What you will do. Say how many lines contain the string "this". Give no other output.

Extracted data entries

━━━━━━━━

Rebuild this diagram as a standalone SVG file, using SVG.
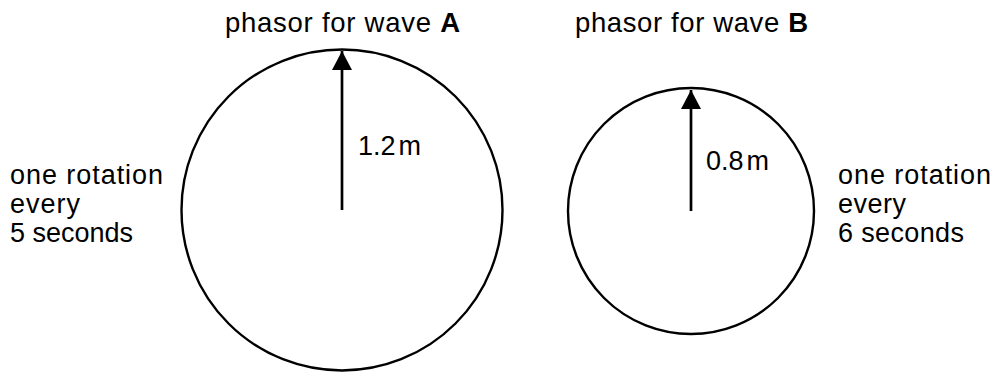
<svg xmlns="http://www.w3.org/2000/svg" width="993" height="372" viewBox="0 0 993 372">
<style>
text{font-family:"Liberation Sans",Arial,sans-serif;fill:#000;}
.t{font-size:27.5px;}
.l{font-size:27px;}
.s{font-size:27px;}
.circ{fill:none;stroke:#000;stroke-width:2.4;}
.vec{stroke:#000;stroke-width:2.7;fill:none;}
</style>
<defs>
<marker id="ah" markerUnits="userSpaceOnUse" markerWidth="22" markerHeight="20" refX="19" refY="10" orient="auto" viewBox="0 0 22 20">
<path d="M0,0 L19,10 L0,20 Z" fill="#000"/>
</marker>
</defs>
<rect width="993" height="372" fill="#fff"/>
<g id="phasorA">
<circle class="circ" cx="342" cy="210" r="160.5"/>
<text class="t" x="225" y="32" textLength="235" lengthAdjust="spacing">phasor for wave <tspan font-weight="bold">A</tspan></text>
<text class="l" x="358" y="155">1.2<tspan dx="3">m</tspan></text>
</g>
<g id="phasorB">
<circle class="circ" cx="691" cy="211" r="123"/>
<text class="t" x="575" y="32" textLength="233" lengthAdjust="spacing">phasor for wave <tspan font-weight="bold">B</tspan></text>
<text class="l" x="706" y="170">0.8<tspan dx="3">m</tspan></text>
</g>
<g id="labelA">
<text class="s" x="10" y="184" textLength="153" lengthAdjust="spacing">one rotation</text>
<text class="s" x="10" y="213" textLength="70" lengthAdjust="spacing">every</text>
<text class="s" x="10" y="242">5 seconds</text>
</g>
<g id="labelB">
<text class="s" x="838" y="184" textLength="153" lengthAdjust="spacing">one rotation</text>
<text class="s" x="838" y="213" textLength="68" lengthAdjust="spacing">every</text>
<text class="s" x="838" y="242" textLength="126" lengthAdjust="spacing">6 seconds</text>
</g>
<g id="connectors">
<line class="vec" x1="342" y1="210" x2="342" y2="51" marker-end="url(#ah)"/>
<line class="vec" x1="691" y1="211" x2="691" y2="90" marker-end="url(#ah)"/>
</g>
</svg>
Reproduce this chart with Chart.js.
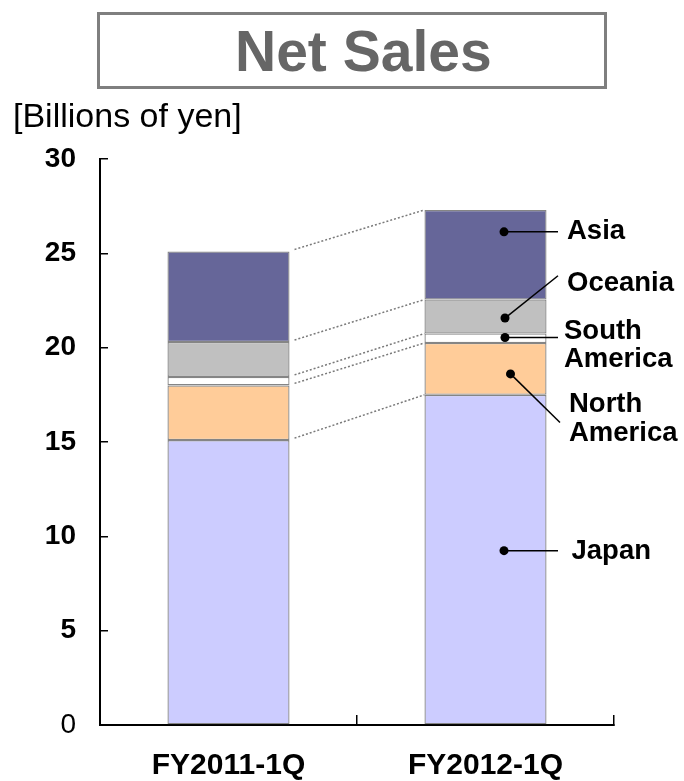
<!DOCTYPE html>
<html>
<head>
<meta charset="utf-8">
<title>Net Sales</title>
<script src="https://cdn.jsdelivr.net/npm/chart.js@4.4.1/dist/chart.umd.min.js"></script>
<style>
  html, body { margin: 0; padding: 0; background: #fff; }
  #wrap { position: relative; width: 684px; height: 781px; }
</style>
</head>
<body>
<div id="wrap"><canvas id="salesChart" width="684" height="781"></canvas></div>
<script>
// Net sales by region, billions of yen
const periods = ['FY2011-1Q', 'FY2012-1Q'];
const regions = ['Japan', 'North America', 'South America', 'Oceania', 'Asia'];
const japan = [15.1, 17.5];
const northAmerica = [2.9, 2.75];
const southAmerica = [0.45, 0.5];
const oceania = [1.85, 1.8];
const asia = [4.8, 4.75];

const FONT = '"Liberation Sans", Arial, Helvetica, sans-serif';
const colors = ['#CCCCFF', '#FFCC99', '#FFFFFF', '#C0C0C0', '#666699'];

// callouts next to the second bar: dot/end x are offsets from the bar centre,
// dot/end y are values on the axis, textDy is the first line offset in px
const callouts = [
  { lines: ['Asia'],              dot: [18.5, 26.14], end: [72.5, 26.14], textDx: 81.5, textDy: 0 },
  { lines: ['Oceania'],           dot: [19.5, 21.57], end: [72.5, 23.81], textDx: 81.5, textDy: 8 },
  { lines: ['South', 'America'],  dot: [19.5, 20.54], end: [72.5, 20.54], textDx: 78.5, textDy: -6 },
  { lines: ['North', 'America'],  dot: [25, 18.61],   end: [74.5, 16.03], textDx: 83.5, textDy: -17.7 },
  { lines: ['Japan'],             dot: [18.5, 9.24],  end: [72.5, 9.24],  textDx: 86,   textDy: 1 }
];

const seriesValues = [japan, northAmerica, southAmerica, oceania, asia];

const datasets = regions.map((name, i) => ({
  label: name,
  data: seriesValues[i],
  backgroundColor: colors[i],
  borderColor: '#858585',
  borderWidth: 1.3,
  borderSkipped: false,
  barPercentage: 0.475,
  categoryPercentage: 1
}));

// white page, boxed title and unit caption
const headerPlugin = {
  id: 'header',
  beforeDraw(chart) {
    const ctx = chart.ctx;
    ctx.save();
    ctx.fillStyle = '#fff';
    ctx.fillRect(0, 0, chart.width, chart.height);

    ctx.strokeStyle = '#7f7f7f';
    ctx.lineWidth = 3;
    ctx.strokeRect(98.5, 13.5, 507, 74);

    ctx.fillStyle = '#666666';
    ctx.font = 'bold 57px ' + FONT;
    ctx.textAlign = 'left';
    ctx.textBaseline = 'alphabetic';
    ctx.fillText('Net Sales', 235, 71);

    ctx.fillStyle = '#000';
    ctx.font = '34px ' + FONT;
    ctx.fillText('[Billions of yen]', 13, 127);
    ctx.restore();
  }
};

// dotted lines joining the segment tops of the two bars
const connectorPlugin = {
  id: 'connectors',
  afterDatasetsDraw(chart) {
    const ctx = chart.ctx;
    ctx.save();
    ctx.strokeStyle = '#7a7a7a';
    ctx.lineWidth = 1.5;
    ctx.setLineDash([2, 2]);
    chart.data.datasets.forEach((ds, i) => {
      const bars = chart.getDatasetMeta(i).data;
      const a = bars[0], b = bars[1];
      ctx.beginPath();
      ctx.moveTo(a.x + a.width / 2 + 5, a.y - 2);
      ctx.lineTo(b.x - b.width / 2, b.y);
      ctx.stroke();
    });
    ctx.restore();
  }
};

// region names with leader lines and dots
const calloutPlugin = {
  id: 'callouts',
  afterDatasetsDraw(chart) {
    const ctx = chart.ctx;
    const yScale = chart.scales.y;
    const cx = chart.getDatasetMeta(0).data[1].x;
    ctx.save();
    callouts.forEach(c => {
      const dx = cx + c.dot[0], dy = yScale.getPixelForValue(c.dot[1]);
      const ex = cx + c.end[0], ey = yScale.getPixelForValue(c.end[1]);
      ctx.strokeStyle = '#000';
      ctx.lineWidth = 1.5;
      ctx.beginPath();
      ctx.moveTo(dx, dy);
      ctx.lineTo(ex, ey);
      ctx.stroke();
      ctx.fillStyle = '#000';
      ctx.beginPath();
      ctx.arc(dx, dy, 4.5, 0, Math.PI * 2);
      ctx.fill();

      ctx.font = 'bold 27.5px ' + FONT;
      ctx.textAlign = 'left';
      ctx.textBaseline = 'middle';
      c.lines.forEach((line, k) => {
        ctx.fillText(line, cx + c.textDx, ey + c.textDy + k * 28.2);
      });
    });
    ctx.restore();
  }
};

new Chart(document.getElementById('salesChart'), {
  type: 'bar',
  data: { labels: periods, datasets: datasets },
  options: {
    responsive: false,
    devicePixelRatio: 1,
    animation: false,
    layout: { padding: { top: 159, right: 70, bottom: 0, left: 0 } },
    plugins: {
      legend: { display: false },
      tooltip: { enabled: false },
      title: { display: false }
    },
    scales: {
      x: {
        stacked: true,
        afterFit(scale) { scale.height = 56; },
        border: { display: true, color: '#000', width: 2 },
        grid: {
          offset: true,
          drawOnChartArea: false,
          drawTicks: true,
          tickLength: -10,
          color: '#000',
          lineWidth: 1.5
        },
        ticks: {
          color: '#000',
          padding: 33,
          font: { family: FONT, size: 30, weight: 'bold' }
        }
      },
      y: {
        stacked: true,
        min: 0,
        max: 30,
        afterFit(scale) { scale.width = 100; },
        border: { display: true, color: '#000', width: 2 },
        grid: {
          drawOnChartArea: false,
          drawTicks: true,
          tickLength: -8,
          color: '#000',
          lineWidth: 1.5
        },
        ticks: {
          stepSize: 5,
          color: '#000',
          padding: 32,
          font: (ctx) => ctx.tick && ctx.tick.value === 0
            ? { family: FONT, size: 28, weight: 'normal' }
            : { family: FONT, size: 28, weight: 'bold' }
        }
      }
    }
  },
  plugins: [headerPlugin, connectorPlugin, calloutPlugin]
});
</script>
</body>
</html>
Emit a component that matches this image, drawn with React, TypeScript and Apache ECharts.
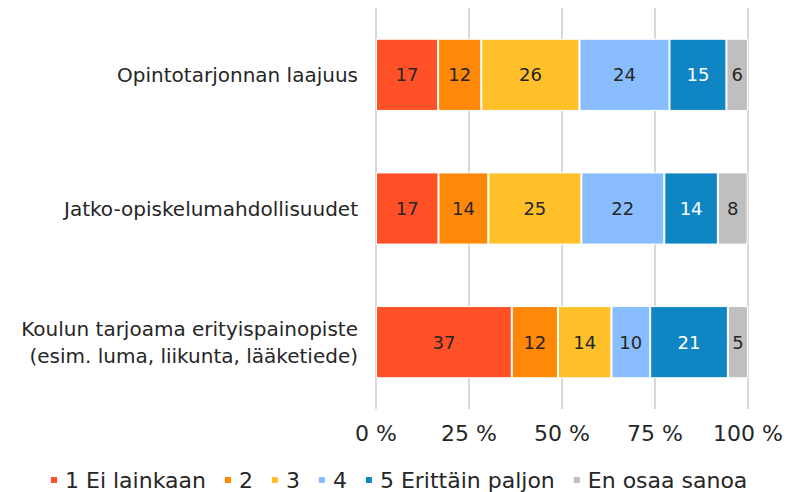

━━━━━━━━

Solution. 3